__Task statement__: Set the lines down again exactly, first line through the line that contains "const binWidth = 1;", with no pictures.

__Given information__:
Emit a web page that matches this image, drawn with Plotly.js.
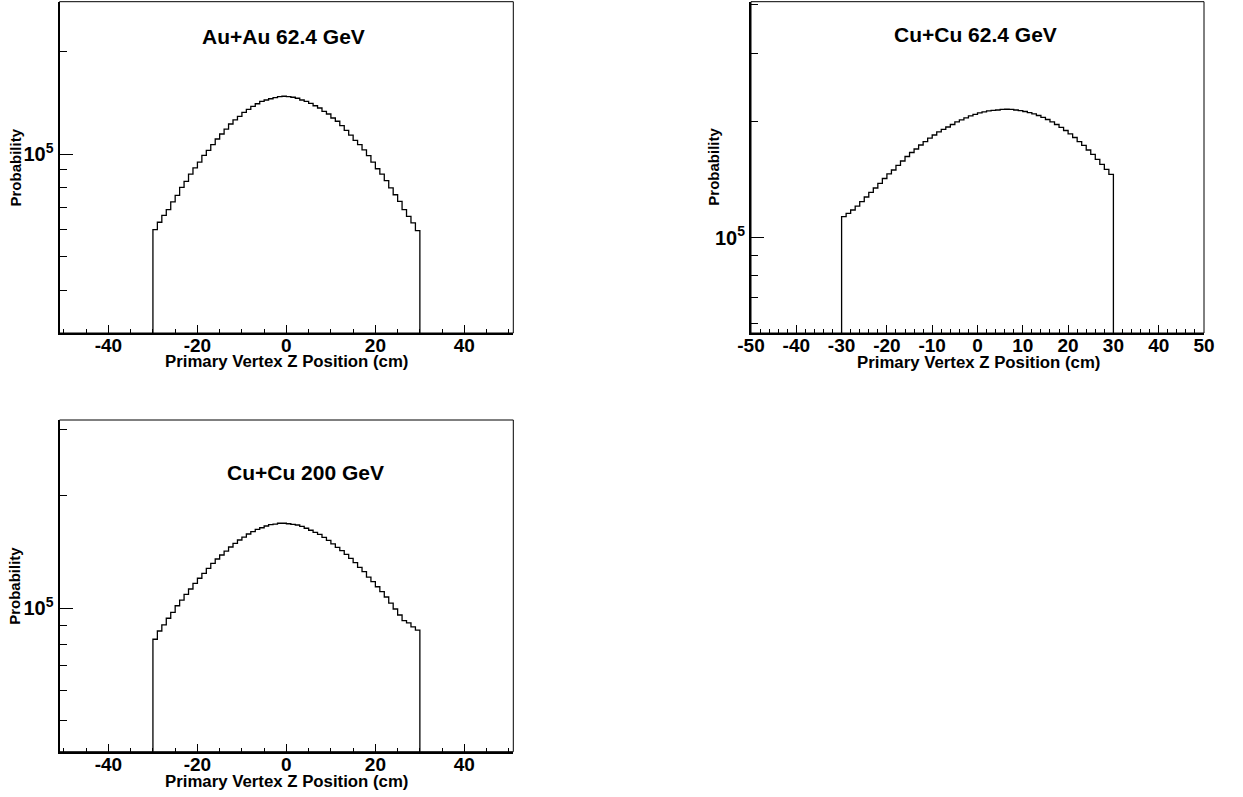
<!DOCTYPE html>
<html>
<head>
<meta charset="utf-8">
<script src="https://cdn.plot.ly/plotly-3.0.1.min.js"></script>
<style>
html,body{margin:0;padding:0;background:#fff;}
#chart{width:1243px;height:797px;}
</style>
</head>
<body>
<div id="chart"></div>
<script>
// ---- data (histogram contents, 1 cm bins from -30 to +30 cm) ----
const binLow = -30;
const binWidth = 1;

const auAu62 = [
  60100, 63200, 66200, 68800, 72500, 75800, 80000, 83300, 87500, 91200,
  94900, 99300, 102700, 106700, 110900, 114700, 118600, 122700, 126100, 129200,
  132800, 135500, 138300, 140700, 143000, 144300, 145500, 146600, 147600, 148000,
  147600, 147000, 146000, 144300, 143000, 141100, 138800, 136700, 133700, 131300,
  127800, 125000, 121300, 117600, 113900, 109900, 106700, 103000, 99100, 94900,
  90700, 87500, 83700, 79700, 76100, 72800, 68800, 65800, 62900, 59700
];

const cuCu62 = [
  113300, 115500, 117900, 120700, 124000, 127400, 130900, 134400, 138100, 142200,
  146100, 149600, 153700, 157800, 162100, 166000, 169500, 173600, 177200, 180900,
  184200, 187600, 190400, 193200, 196100, 199100, 201500, 203900, 206400, 208200,
  210100, 211300, 212600, 213200, 213800, 214500, 214700, 214500, 213800, 212900,
  211900, 210400, 208800, 206900, 204700, 202000, 199100, 196100, 192700, 189200,
  185400, 181500, 177200, 173100, 168500, 164100, 159300, 154600, 150100, 145800
];

const cuCu200 = [
  82500, 86800, 90100, 93900, 97400, 101400, 105000, 108800, 112400, 116400,
  120100, 123800, 127700, 131700, 135200, 138600, 142000, 145600, 148900, 152000,
  154800, 157700, 160000, 162300, 163900, 165700, 167000, 167700, 168500, 168500,
  168000, 167400, 166700, 165400, 163400, 161400, 159400, 157400, 154500, 151700,
  148500, 145300, 142300, 139200, 135800, 132200, 128500, 125100, 121000, 117600,
  114000, 110600, 107000, 103000, 99400, 95800, 92500, 91200, 89000, 87300
];

const panelTitles = ['Au+Au 62.4 GeV', 'Cu+Cu 62.4 GeV', 'Cu+Cu 200 GeV'];
const xTitle = 'Primary Vertex Z Position (cm)';
const yTitle = 'Probability';
const xTickVals20 = [-40, -20, 0, 20, 40];
const xTickText20 = ['-40', '-20', '0', '20', '40'];
const xTickVals10 = [-50, -40, -30, -20, -10, 0, 10, 20, 30, 40, 50];
const xTickText10 = ['-50', '-40', '-30', '-20', '-10', '0', '10', '20', '30', '40', '50'];
const yMajorTicks = [1e5];
const yMajorText = ['10<sup>5</sup>'];
const yMinorTicks = [2e4, 3e4, 4e4, 5e4, 6e4, 7e4, 8e4, 9e4, 2e5, 3e5, 4e5, 5e5, 6e5, 7e5, 8e5, 9e5];

// ---- build step outlines ----
function outline(counts) {
  const xs = [binLow], ys = [1];
  for (let i = 0; i < counts.length; i++) {
    xs.push(binLow + i * binWidth);
    ys.push(counts[i]);
  }
  const hi = binLow + counts.length * binWidth;
  xs.push(hi); ys.push(counts[counts.length - 1]);
  xs.push(hi); ys.push(1);
  return {xs, ys};
}

const FONT = 'Liberation Sans, Arial, Helvetica, sans-serif';
const series = [auAu62, cuCu62, cuCu200];
const traces = series.map((c, k) => {
  const o = outline(c);
  return {
    x: o.xs, y: o.ys, type: 'scatter', mode: 'lines',
    line: {shape: 'hv', color: '#000', width: 1.3},
    xaxis: 'x' + (k ? k + 1 : ''), yaxis: 'y' + (k ? k + 1 : ''),
    hoverinfo: 'skip', showlegend: false
  };
});

function xax(domain, range, vals, text, minorDtick) {
  return {
    domain: domain, range: range, showgrid: false, zeroline: false,
    showline: true, linecolor: '#000', linewidth: 2,
    ticks: 'inside', ticklen: 8, tickwidth: 1, tickcolor: '#000',
    tickmode: 'array', tickvals: vals, ticktext: text,
    ticklabelstandoff: -6,
    tickfont: {family: FONT, size: 19, color: '#000', weight: 'bold'},
    minor: {ticks: 'inside', ticklen: 4, tickwidth: 1, tickcolor: '#000', dtick: minorDtick, tick0: 0, showgrid: false},
    fixedrange: true
  };
}
function yax(domain, range) {
  return {
    type: 'log', domain: domain, range: range, showgrid: false, zeroline: false,
    showline: true, linecolor: '#000', linewidth: 2,
    ticks: 'inside', ticklen: 13, tickwidth: 1, tickcolor: '#000',
    tickmode: 'array', tickvals: yMajorTicks, ticktext: yMajorText,
    tickfont: {family: FONT, size: 20, color: '#000', weight: 'bold'},
    minor: {ticks: 'inside', ticklen: 7, tickwidth: 1, tickcolor: '#000', tickmode: 'array', tickvals: yMinorTicks, showgrid: false},
    fixedrange: true
  };
}

const W = 1243, H = 797;
const px = v => v / W, py = v => (H - v) / H;

const layout = {
  width: W, height: H,
  margin: {l: 0, r: 0, t: 0, b: 0},
  paper_bgcolor: '#fff', plot_bgcolor: '#fff',
  font: {family: FONT, color: '#000'},
  xaxis:  Object.assign(xax([px(59.5), px(513.3)], [-51, 51], xTickVals20, xTickText20, 5), {anchor: 'y'}),
  yaxis:  Object.assign(yax([py(333), py(1.7)], [4.476, 5.4475]), {anchor: 'x'}),
  xaxis2: Object.assign(xax([px(751), px(1204)], [-50, 50], xTickVals10, xTickText10, 2), {anchor: 'y2'}),
  yaxis2: Object.assign(yax([py(333), py(1.7)], [4.7537, 5.6098]), {anchor: 'x2'}),
  xaxis3: Object.assign(xax([px(59.5), px(513.3)], [-51, 51], xTickVals20, xTickText20, 5), {anchor: 'y3'}),
  yaxis3: Object.assign(yax([py(751.7), py(420)], [4.6158, 5.5027]), {anchor: 'x3'}),
  shapes: ['', '2', '3'].map(s => ({
    type: 'rect', xref: 'x' + s + ' domain', yref: 'y' + s + ' domain',
    x0: 0, x1: 1, y0: 0, y1: 1, line: {color: '#000', width: 1}, fillcolor: 'rgba(0,0,0,0)'
  })),
  annotations: [
    {text: panelTitles[0], x: px(283.7), y: py(36)},
    {text: panelTitles[1], x: px(975), y: py(35)},
    {text: panelTitles[2], x: px(305), y: py(472.7)}
  ].map(a => Object.assign(a, {xref: 'paper', yref: 'paper', showarrow: false, xanchor: 'center', yanchor: 'middle',
      font: {family: FONT, size: 21, color: '#000', weight: 'bold'}}))
  .concat([
    {x: px(286), y: py(361.5)},
    {x: px(978), y: py(362.5)},
    {x: px(286), y: py(781)}
  ].map(a => Object.assign(a, {text: xTitle, xref: 'paper', yref: 'paper', showarrow: false, xanchor: 'center', yanchor: 'middle',
      font: {family: FONT, size: 16.8, color: '#000', weight: 'bold'}})))
  .concat([
    {x: px(15), y: py(167.5)},
    {x: px(714), y: py(166.7)},
    {x: px(15), y: py(585.8)}
  ].map(a => Object.assign(a, {text: yTitle, textangle: -90, xref: 'paper', yref: 'paper', showarrow: false, xanchor: 'center', yanchor: 'middle',
      font: {family: FONT, size: 15, color: '#000', weight: 'bold'}})))
};

Plotly.newPlot('chart', traces, layout, {displayModeBar: false, staticPlot: true});
</script>
</body>
</html>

__Exercise response__:
Emit a web page that matches this image, drawn with Plotly.js.
<!DOCTYPE html>
<html>
<head>
<meta charset="utf-8">
<script src="https://cdn.plot.ly/plotly-3.0.1.min.js"></script>
<style>
html,body{margin:0;padding:0;background:#fff;}
#chart{width:1243px;height:797px;}
</style>
</head>
<body>
<div id="chart"></div>
<script>
// ---- data (histogram contents, 1 cm bins from -30 to +30 cm) ----
const binLow = -30;
const binWidth = 1;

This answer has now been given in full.